Global Economy

View: A business alternative for Canada amid Chinese threats

Addiction to Chinese products, their investments and stock markets are not unknown to the world. However, the recent friction between Canada and China has brought to the fore the dependence of Canada upon the Chinese market, and channelled thought processes of analysts and policy makers to find the best possible alternative to Chinese products so as to prevent geopolitical risks.

Two Canadian businessmen, Michael Spavor and Michael Korvig, were detained in China in December 2018 on accusation of espionage, after the detention of Huawei executive Meng Wanzhou in Vancouver on a US extradition request. Although the Canadian businessmen were released recently, and the diplomatic row seems to be ending, the risk of such exchanges in the future, be it geopolitical or personal, cannot be ruled out. China is still one of the top national security concerns for the country.
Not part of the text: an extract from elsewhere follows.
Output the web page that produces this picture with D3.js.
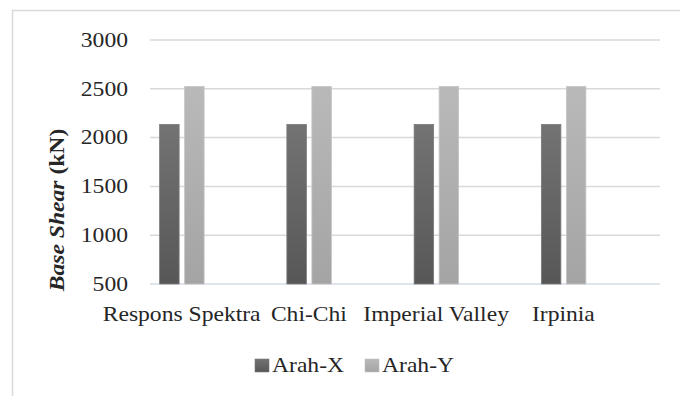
<!DOCTYPE html>
<html><head><meta charset="utf-8">
<script src="https://cdn.jsdelivr.net/npm/d3@7"></script>
<style>body{margin:0;background:#fff}svg{display:block}</style>
</head><body><svg id="c" width="680" height="396" font-family="'Times New Roman', 'Liberation Serif', Tinos, 'DejaVu Serif', serif"></svg>
<script>
const categories = ["Respons Spektra", "Chi-Chi", "Imperial Valley", "Irpinia"];
const seriesNames = ["Arah-X", "Arah-Y"];
const arahX = [2135, 2135, 2135, 2135];
const arahY = [2523, 2523, 2523, 2523];
const yTicks = [500, 1000, 1500, 2000, 2500, 3000];
const yTitle = ["Base Shear", " (kN)"];

const svg = d3.select("#c");
const stretch = 1.18;
const textColor = "#262626";
const plot = {left: 150, right: 660, top: 40, bottom: 284};

// frame
svg.append("path").attr("d", "M12.5,700 V10.5 H700").attr("fill","none").attr("stroke","#d9d9d9").attr("stroke-width",1.5);

const y = d3.scaleLinear().domain([500, 3000]).range([plot.bottom, plot.top]);
const x = d3.scaleBand().domain(categories).range([118, 627]);
const xs = d3.scaleBand().domain(seriesNames).range([-22, 22.5]).paddingInner(0.22);

const defs = svg.append("defs");
const grads = [["gX", "#737373", "#575757"], ["gY", "#b9b9b9", "#a4a4a4"]];
grads.forEach(([id, c1, c2]) => {
  const g = defs.append("linearGradient").attr("id", id).attr("x1",0).attr("y1",0).attr("x2",0).attr("y2",1);
  g.append("stop").attr("offset","0").attr("stop-color", c1);
  g.append("stop").attr("offset","1").attr("stop-color", c2);
});
const fills = {"Arah-X": "url(#gX)", "Arah-Y": "url(#gY)"};
const strokes = {"Arah-X": "#7a7a7a", "Arah-Y": "#c4c4c4"};

// gridlines
svg.append("g").selectAll("line").data(yTicks).join("line")
  .attr("x1", plot.left).attr("x2", plot.right)
  .attr("y1", d => y(d)).attr("y2", d => y(d))
  .attr("stroke", d => d === 500 ? "#d6dce4" : "#d9d9d9").attr("stroke-width", 1.5);

// y tick labels
svg.append("g").selectAll("text").data(yTicks).join("text")
  .attr("transform", d => `translate(128,${y(d)}) scale(${stretch},1)`)
  .attr("text-anchor", "end").attr("dy", "0.34em").attr("font-size", 20).attr("fill", textColor)
  .text(d => d);

// bars
const rows = categories.map((c, i) => ({c, vals: [{s: "Arah-X", v: arahX[i]}, {s: "Arah-Y", v: arahY[i]}]}));
const gc = svg.append("g").selectAll("g").data(rows).join("g")
  .attr("transform", d => `translate(${x(d.c) + x.bandwidth()/2},0)`);
gc.selectAll("rect").data(d => d.vals).join("rect")
  .attr("x", d => xs(d.s)).attr("width", xs.bandwidth())
  .attr("y", d => y(d.v)).attr("height", d => y(500) - y(d.v))
  .attr("fill", d => fills[d.s]).attr("stroke", d => strokes[d.s]).attr("stroke-width", 0.8);

// category labels
svg.append("g").selectAll("text").data(categories).join("text")
  .attr("transform", d => `translate(${x(d) + x.bandwidth()/2},321) scale(${stretch},1)`)
  .attr("text-anchor", "middle").attr("font-size", 20).attr("fill", textColor).text(d => d);

// y title
const t = svg.append("text").attr("transform", `translate(64,210) rotate(-90) scale(${stretch},1)`)
  .attr("text-anchor", "middle").attr("font-size", 20).attr("font-weight", "bold").attr("fill", textColor);
t.append("tspan").attr("font-style", "italic").text(yTitle[0]);
t.append("tspan").text(yTitle[1]);

// legend
const legendX = [255, 365];
const lg = svg.append("g").selectAll("g").data(seriesNames).join("g")
  .attr("transform", (d, i) => `translate(${legendX[i]},0)`);
lg.append("rect").attr("x", 0).attr("y", 359).attr("width", 14).attr("height", 13)
  .attr("fill", d => fills[d]).attr("stroke", d => strokes[d]).attr("stroke-width", 0.6);
lg.append("text").attr("transform", `translate(17,372) scale(${stretch},1)`).attr("font-size", 20).attr("fill", textColor).text(d => d);
</script></body></html>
In the past too there have been several trade-related disputes between Canada and the PRC, which included complaints against import restrictions, China’s espionage of Canadian expertise and theft of intellectual property, as well as demands for technology transfer.
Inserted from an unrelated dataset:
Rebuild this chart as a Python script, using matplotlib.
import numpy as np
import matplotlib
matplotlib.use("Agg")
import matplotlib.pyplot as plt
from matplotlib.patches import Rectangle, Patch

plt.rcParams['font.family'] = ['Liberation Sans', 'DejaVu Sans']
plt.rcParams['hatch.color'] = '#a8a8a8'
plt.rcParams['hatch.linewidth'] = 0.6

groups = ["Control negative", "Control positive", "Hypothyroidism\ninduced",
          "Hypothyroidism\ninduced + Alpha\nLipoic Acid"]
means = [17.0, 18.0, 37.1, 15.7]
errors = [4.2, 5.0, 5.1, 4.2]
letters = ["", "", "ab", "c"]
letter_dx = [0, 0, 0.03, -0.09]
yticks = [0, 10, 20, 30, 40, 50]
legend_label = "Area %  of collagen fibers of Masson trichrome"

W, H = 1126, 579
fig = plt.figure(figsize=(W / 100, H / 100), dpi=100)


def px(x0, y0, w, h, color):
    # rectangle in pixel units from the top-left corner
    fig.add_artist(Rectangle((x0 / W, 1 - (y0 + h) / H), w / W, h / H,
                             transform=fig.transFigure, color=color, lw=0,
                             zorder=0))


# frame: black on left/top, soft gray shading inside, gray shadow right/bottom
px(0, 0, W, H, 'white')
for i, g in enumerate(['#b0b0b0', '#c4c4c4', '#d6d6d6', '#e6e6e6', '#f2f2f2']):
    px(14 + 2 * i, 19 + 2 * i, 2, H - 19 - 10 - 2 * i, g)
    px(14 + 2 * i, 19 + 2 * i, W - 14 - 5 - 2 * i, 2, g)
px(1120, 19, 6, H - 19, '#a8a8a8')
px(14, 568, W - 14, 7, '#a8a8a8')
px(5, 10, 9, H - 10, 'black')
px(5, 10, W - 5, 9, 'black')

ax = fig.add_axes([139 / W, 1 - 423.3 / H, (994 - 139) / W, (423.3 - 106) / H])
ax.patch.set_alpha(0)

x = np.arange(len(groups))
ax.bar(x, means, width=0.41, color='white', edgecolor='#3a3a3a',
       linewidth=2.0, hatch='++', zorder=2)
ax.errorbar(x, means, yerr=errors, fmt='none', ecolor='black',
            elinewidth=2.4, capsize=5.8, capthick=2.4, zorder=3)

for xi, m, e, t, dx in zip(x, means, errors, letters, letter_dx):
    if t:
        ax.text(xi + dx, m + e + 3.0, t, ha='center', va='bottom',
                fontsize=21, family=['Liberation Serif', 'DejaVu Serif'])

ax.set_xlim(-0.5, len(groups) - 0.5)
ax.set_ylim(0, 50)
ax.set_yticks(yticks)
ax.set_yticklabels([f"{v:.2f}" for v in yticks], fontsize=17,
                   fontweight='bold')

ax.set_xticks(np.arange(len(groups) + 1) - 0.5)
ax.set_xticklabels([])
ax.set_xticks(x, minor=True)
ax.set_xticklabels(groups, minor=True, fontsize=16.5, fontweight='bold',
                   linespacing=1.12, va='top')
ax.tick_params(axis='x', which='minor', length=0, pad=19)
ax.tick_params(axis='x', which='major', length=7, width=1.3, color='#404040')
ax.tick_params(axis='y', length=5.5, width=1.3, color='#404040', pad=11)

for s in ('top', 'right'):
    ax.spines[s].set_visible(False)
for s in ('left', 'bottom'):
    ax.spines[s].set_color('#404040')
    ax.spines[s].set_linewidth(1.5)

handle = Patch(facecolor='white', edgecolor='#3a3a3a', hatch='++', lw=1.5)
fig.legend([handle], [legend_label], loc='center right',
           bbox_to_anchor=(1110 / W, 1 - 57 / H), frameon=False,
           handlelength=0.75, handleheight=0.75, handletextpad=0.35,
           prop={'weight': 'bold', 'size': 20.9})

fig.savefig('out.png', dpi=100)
Considering the expanse of opportunities and the market size of China, it would be necessary to come up with alternatives that are effective, and one country that fits the bill is Bangladesh.

Bangladesh has been emerging as the world’s fastest-expanding economy, and with that it has been a major alternative to the manufacturing companies who have explored their options during the time the US-China trade war kicked in, or even before that. It is renowned for its readymade garment export, which also is a driving force behind its economy, and a 20% contribution to its GDP. Its source of attraction has been its competitive labour costs which still remains one of the lowest in the World.

Some of the challenges faced by manufacturing units have been environmental compliances in factories and underdeveloped logistics infrastructure, but the country has done some commendable work in these areas.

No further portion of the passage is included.